Over time governments, even those normally labeled capitalist (by socialists), sometimes decided that when free markets were not working for a nation, some regulation was necessary. In the U.S., after decades of consolidation in the oil industry, Standard Oil was broken up using anti-trust laws. Minimum wages and working conditions were established. That did not prevent capital from continuing to accumulate and concentrate. It also did not prevent some economists, capitalists, and politicians to believe that Adam Smith's original formulation was right, that everything works best when markets are left to themselves. Markets are their magic wand. When things go badly (say, the Great Depression) they spin some scenario to make it the fault of government regulations and taxes, rather than a natural outcome of unregulated markets.

Cue the Socialist bullhorn. Note there are a variety of socialist doctrines, sometimes with few points in common. In the typical Marxist-Leninist program the only solution to the defects of free market capitalism is ownership of all capital by the government. [The anarchist-socialist idea that the workers themselves should own the capital was defeated in bloody battles, notably the Russian Revolution]. In Democratic Socialism the method of decision making, democracy, is prioritized, and the state may own some or all capital, or may redistribute income or even wealth to achieve its goals. As might be expected socialist governments have had mixed records on economics and other issues. Trotsky and Stalin's mass murders cannot be justified in any way, even if the Soviet economy did grow quickly for several decades, including while the rest of the world suffered through the Great Depression. The defects of the Soviet economy became more apparent in the 1980s. Democratic Socialists like to pick and choose their own examples. They often point to socialist success in nations like Norway, which had prospered under capitalism and put a rather light harness on their free markets. As even Marx predicted, socialism works best when the nation has already used free market capitalism to accumulate a lot of capital. When used in former colonies with little prior capital accumulation, it has not had a good track record. In Venezuela it destroyed the economy, but most socialists still blame outside interference.

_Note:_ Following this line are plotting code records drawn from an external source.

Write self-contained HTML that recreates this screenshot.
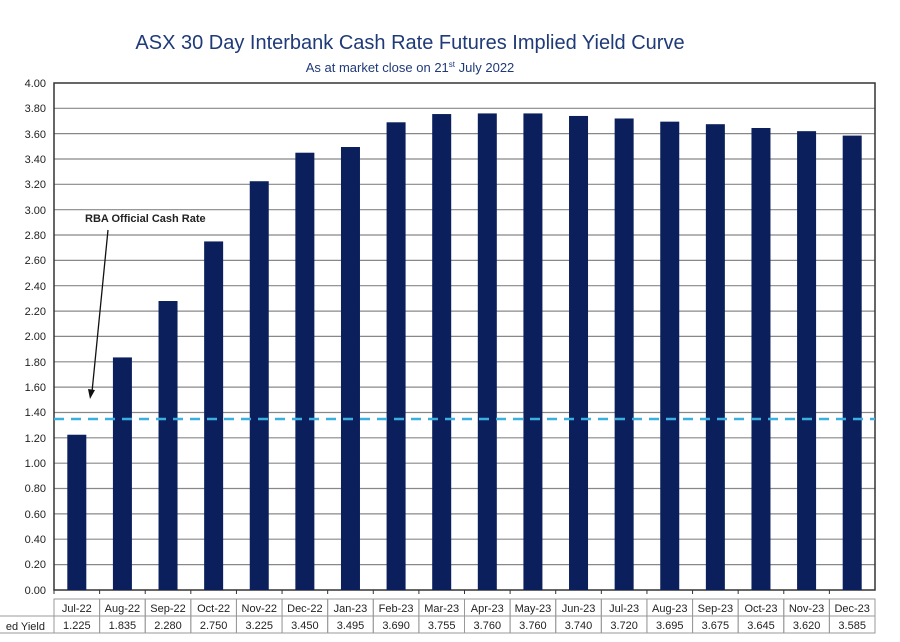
<!DOCTYPE html>
<html><head><style>body{margin:0;background:#fff}</style></head><body>
<svg width="900" height="637" xmlns="http://www.w3.org/2000/svg" font-family="Liberation Sans, sans-serif">
<text x="410" y="49" text-anchor="middle" font-size="20" fill="#1f3a78">ASX 30 Day Interbank Cash Rate Futures Implied Yield Curve</text>
<text x="410" y="72" text-anchor="middle" font-size="13" fill="#1f3a78">As at market close on 21<tspan font-size="8" dy="-5">st</tspan><tspan dy="5"> July 2022</tspan></text>
<g stroke="#888" stroke-width="1.2">
<line x1="54" x2="875" y1="108.3" y2="108.3"/><line x1="54" x2="875" y1="133.6" y2="133.6"/><line x1="54" x2="875" y1="159" y2="159"/><line x1="54" x2="875" y1="184.3" y2="184.3"/><line x1="54" x2="875" y1="209.7" y2="209.7"/><line x1="54" x2="875" y1="235" y2="235"/><line x1="54" x2="875" y1="260.4" y2="260.4"/><line x1="54" x2="875" y1="285.7" y2="285.7"/><line x1="54" x2="875" y1="311.1" y2="311.1"/><line x1="54" x2="875" y1="336.4" y2="336.4"/><line x1="54" x2="875" y1="361.8" y2="361.8"/><line x1="54" x2="875" y1="387.1" y2="387.1"/><line x1="54" x2="875" y1="412.5" y2="412.5"/><line x1="54" x2="875" y1="437.8" y2="437.8"/><line x1="54" x2="875" y1="463.2" y2="463.2"/><line x1="54" x2="875" y1="488.5" y2="488.5"/><line x1="54" x2="875" y1="513.9" y2="513.9"/><line x1="54" x2="875" y1="539.2" y2="539.2"/><line x1="54" x2="875" y1="564.6" y2="564.6"/>
</g>
<rect x="54" y="83" width="821" height="507" fill="none" stroke="#333" stroke-width="1.5"/>
<g font-size="11" fill="#222" text-anchor="end">
<text x="46" y="87">4.00</text><text x="46" y="112">3.80</text><text x="46" y="138">3.60</text><text x="46" y="163">3.40</text><text x="46" y="188">3.20</text><text x="46" y="214">3.00</text><text x="46" y="239">2.80</text><text x="46" y="264">2.60</text><text x="46" y="290">2.40</text><text x="46" y="315">2.20</text><text x="46" y="340">2.00</text><text x="46" y="366">1.80</text><text x="46" y="391">1.60</text><text x="46" y="416">1.40</text><text x="46" y="442">1.20</text><text x="46" y="467">1.00</text><text x="46" y="492">0.80</text><text x="46" y="518">0.60</text><text x="46" y="543">0.40</text><text x="46" y="568">0.20</text><text x="46" y="594">0.00</text>
</g>
<g fill="#0b1f5c" id="bars"></g>
<line x1="54" x2="875" y1="419" y2="419" stroke="#3ab0e0" stroke-width="2.5" stroke-dasharray="10,7"/>
<text x="85" y="222" font-size="11" font-weight="bold" fill="#222">RBA Official Cash Rate</text>
<line x1="108" y1="230" x2="92" y2="392" stroke="#111" stroke-width="1.3"/>
<polygon points="90,399 88,389 95,390" fill="#111"/>
<g id="tbl" font-size="11" fill="#222" text-anchor="middle"></g>
<text x="45" y="630" font-size="11" fill="#222" text-anchor="end">ed Yield</text>
<script>
var v=[1.225,1.835,2.280,2.750,3.225,3.450,3.495,3.690,3.755,3.760,3.760,3.740,3.720,3.695,3.675,3.645,3.620,3.585];
var m=["Jul-22","Aug-22","Sep-22","Oct-22","Nov-22","Dec-22","Jan-23","Feb-23","Mar-23","Apr-23","May-23","Jun-23","Jul-23","Aug-23","Sep-23","Oct-23","Nov-23","Dec-23"];
var ns="http://www.w3.org/2000/svg",b=document.getElementById("bars"),t=document.getElementById("tbl");
function el(p,n,a,txt){var e=document.createElementNS(ns,n);for(var k in a)e.setAttribute(k,a[k]);if(txt)e.textContent=txt;p.appendChild(e);return e;}
var w=821/18;
for(var i=0;i<18;i++){var c=54+w*(i+0.5),h=v[i]*126.75;
el(b,"rect",{x:c-9.5,y:590-h,width:19,height:h});
el(t,"rect",{x:54+w*i,y:599,width:w,height:17,fill:"none",stroke:"#999"});
el(t,"rect",{x:54+w*i,y:616,width:w,height:17,fill:"none",stroke:"#999"});
el(t,"text",{x:c,y:612},m[i]);el(t,"text",{x:c,y:629},v[i].toFixed(3));
el(t,"line",{x1:54+w*i,x2:54+w*i,y1:590,y2:594,stroke:"#333"});}
</script>
<rect x="-1" y="616" width="55" height="17" fill="none" stroke="#999"/>
</svg>
</body></html>
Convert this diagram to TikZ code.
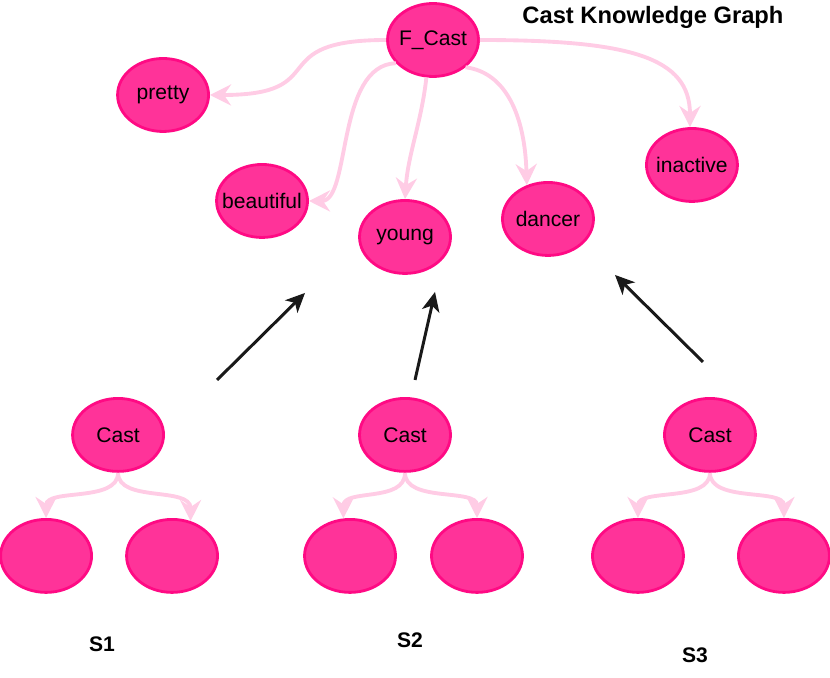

Competence matters. Many well-capitalized businesses have been destroyed by the incompetent children of the creator of the business. Socialism in general may not be as bad of a strategy as the reign of Nicolas Maduro, an incompetent of the highest order, might indicate. But whether socialism is working in a particular situation or not, its proponents tend to see it as a magic wand. When corruption, incompetence, and crime do not disappear by socialist magic, socialists all too often play the blame game. On occasion, as in Cuba, they may even give free markets a bit of a try again.

The Democratic Party and Republican Party both tend to treat themselves as magic wands. If only we could capture the Presidency, the Supreme Court, Congress, and the various state governments at the same time, then we could fix things! But electing a party to power does not change human nature, certainly not overnight. It does not change the natural environment, and it must work with the specific types of capital that have already been accumulated. Plus the remains of the defeated political party.

Compromise is also not a magic wand. It sometimes works, and sometimes does not.

Some things may seem to work like magic, but they do not. If they work in the real world, they work by real world principles. If you want to solve real world problems, from overpopulation and global warming to drug addiction, unfair prejudices and crime, there are no magic wands. There are some things that work some of the time. Toss aside your magic wand and pick up a shovel or pick or best practices for raising children, if you want the best possible results.